Saya hanya akan membacakan alinea pertama saja, yang tentu sangat penting dan mendasari dari semua kesepakatan koalisi, mendasari apa yang dilakukan oleh jajaran koalisi. Bunyinya begini, pada hari ini Kamis, tanggal 15 Oktober 2009, kami pimpinan partai politik telah bersepakat untuk berkoalisi, bukan untuk masing-masing, bukan untuk beroposisi, dan mendukung penuh suksesnya pemerintahan SBY-Budiono 2009-2014, baik di bidang Eksekutif maupun dalam bidang Legislatif. Kemudian ada 11 butir, sehingga tugas saya sesungguhnya tidak sangat berat untuk melakukan pembenahan dan penataan kembali koalisi ini. Karena saya hanya ingin mengembalikan kepada, sekali lagi, kehendak dulu, semangatnya, komitmennya dan jiwanya, ya artinya tercermin dalam kebersamaan diantara koalisi, sekali lagi, dalam bidang eksekutif dan bidang legislatif untuk mendukung penuh suksesnya pemerintahan yang saya pimpin ini.

 

Saudara-saudara,

Apa yang saya kerjakan ini memang juga tidak ada keharusan rampung dalam satu minggu.

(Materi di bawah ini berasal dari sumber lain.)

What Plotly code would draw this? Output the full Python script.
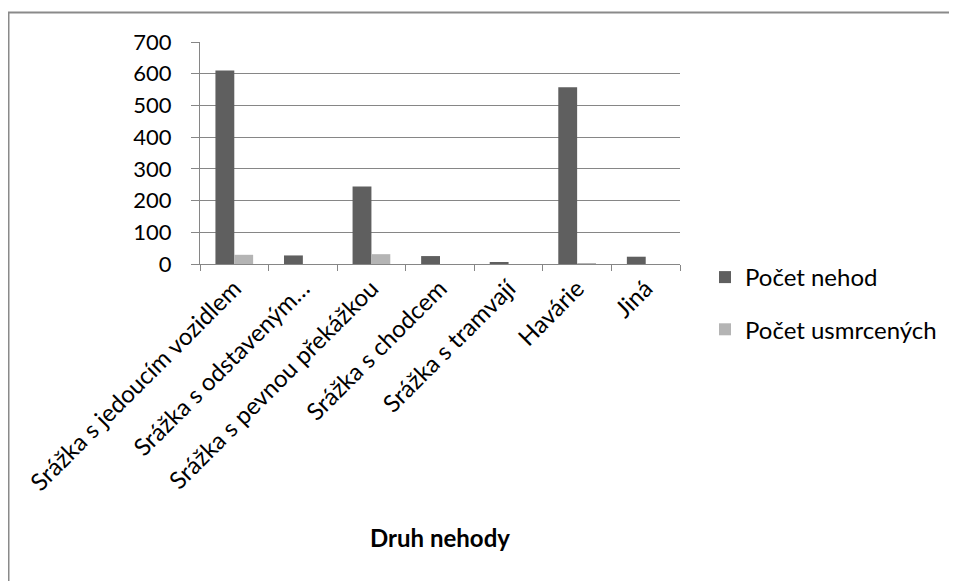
import plotly.graph_objects as go

categories = ["Srážka s jedoucím vozidlem", "Srážka s odstaveným…", "Srážka s pevnou překážkou",
              "Srážka s chodcem", "Srážka s tramvají", "Havárie", "Jiná"]
pocet_nehod = [610, 27, 244, 25, 4, 557, 23]
pocet_usmrcenych = [29, 0, 31, 0, 0, 2, 0]
y_ticks = [0, 100, 200, 300, 400, 500, 600, 700]

W, H = 957, 581
L, T = 192, 34
PW, PH = 480, 222
R, B = W - L - PW, H - T - PH

fig = go.Figure()
fig.add_trace(go.Bar(x=categories, y=pocet_nehod, name="Počet nehod",
                     marker=dict(color="#5f5f5f", line=dict(width=0)), legendgroup="a"))
fig.add_trace(go.Bar(x=categories, y=pocet_usmrcenych, name="Počet usmrcených",
                     marker=dict(color="#b4b4b4", line=dict(width=0)), legendgroup="b"))

def px(x): return (x - L) / PW
def py(y): return (H - B - y) / PH

fig.add_shape(type="rect", xref="paper", yref="paper",
              x0=px(0.5), x1=px(990), y0=py(620), y1=py(4.5),
              line=dict(color="#8a8a8a", width=2), layer="below")

fig.update_layout(
    width=W, height=H,
    margin=dict(l=L, r=R, t=T, b=B, autoexpand=False),
    paper_bgcolor="white", plot_bgcolor="white",
    font=dict(family="Lato, Open Sans, sans-serif", size=24, color="#000000"),
    barmode="group", bargap=0.45, bargroupgap=0,
    showlegend=True,
    legend=dict(x=px(697), y=py(247), xanchor="left", yanchor="top",
                traceorder="grouped", tracegroupgap=18,
                font=dict(size=24), bgcolor="rgba(0,0,0,0)"),
    xaxis=dict(
        type="category", tickangle=-45, showline=True, linecolor="#868686", linewidth=1,
        ticks="outside", tickson="boundaries", ticklen=6, tickcolor="#868686",
        showgrid=False, tickfont=dict(size=24),
        title=dict(text="<b>Druh nehody</b>", font=dict(size=24), standoff=35),
    ),
    yaxis=dict(
        range=[0, 700], tickvals=y_ticks, showline=True, linecolor="#868686", linewidth=1,
        ticks="outside", ticklen=8, tickcolor="#868686", tickfont=dict(size=22),
        ticklabelstandoff=15,
        showgrid=True, gridcolor="#868686", gridwidth=1, zeroline=False,
    ),
)

fig.write_html("out.html")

Saya menerima banyak sekali apa namanya, desakan-desakan, segera, segera, segera. Ini beda, manakala ada krisis bencana alam, jam itupun kita melakukan sesuatu. Ada krisis yang berat misalnya, ada ancaman musuh, segera, ini kabinet masih ada. Politik masih berjalan, koq, kenapa harus dibikin satu hari selesai, dua hari selesai, bisa keliru malahan. Mari kita hormati dan kita pahami bahwa ini sesuatu yang tidak boleh serampangan, karena emosional, karena jengkel, karena itu tidak boleh. Boleh kita jengkel, boleh kita emosional, tapi jangan mengambil keputusan pada saat seperti itu. Setelah jernih, setelah tenang, baru kita melakukan segalanya.

 

Saya tadi punya catatan kecil, masuk kepada saya, kembali ke reshuffle. Dibanding-bandingkan dulu itu, bisa kok, menteri ganti sebulan, bulan depan ganti. Bisa sih bisa, tetapi saya memilih untuk tidak seperti itu. Ada yang mendengar talkshow, saya juga dengar kebetulan, yang mengatakan yaitu era dulu malah, presiden sepenuhnya yang menentukan menteri tidak perlu harus dari partai-partai, bisa semua profesional. Konteksnya berbeda,  sekarang ini Demokrat adalah multi partai, dengan meskipun sistem kabinet presidential tapi demokrasi multi partai. Beda dengan sistem kabinet presidential, barangkali ada mayoritas tunggal, di DPR barangkali lebih dari 70%, sebuah partai yang mendukung, yang mencalonkan sang presiden. Demikian juga di MPR, barangkali amat kuatnya, dengan demikian bisa saja, katakanlah, apa yang menjadi keinginan Presiden tentu situasinya berubah. Oleh karena itu tidak boleh kalau dulu begini, sekarang juga harus begini. Berbeda-beda, semua punya tujuan yang sama. Pemerintahan efektif, tuganya dapat dilaksanakan, politiknya lebih stabil, sehingga pembangunan bisa berjalan. Saya ingin memberikan pengertian kepada kita semua, agar realistis kalau memberikan kritik atau komentar atau pandangan-pandangan karena memang sekali lagi, situasinya berbeda, kondisinya berbeda, pertimbangan dan cara berpikir kita pun tentu berbeda-beda.

 

Saudara-saudara,

 

Itu yang ingin saya sampaikan dua hal. Satu, reshuffle, dan satu lagi, masalah koalisi. Saya tidak ingin memberikan penjelasan lagi kepada teman-teman wartawan, cukup ini saja, supaya saya bisa bekerja yang lain, bisa memikirkan yang lain, karena semua itu ada konteks dan ada prosesnya masing-masing.

 

Saudara-saudara,

 

Dua hal inilah yang ingin saya sampaikan sebelum kita memasuki Sidang Kabinet kita, setelah break, saya persilahkan kepada Menko Polhukam untuk memberikan pengantar, kemudian Menko Kesra, Pak Agung Laksono nanti kita tunda, barangkali Senin atau Selasa setelah nanti, setelah acara berikutnya lagi.    

 

Terima kasih.           

 

Wassalamu'alaikum warahmatullahi wabarakatuh.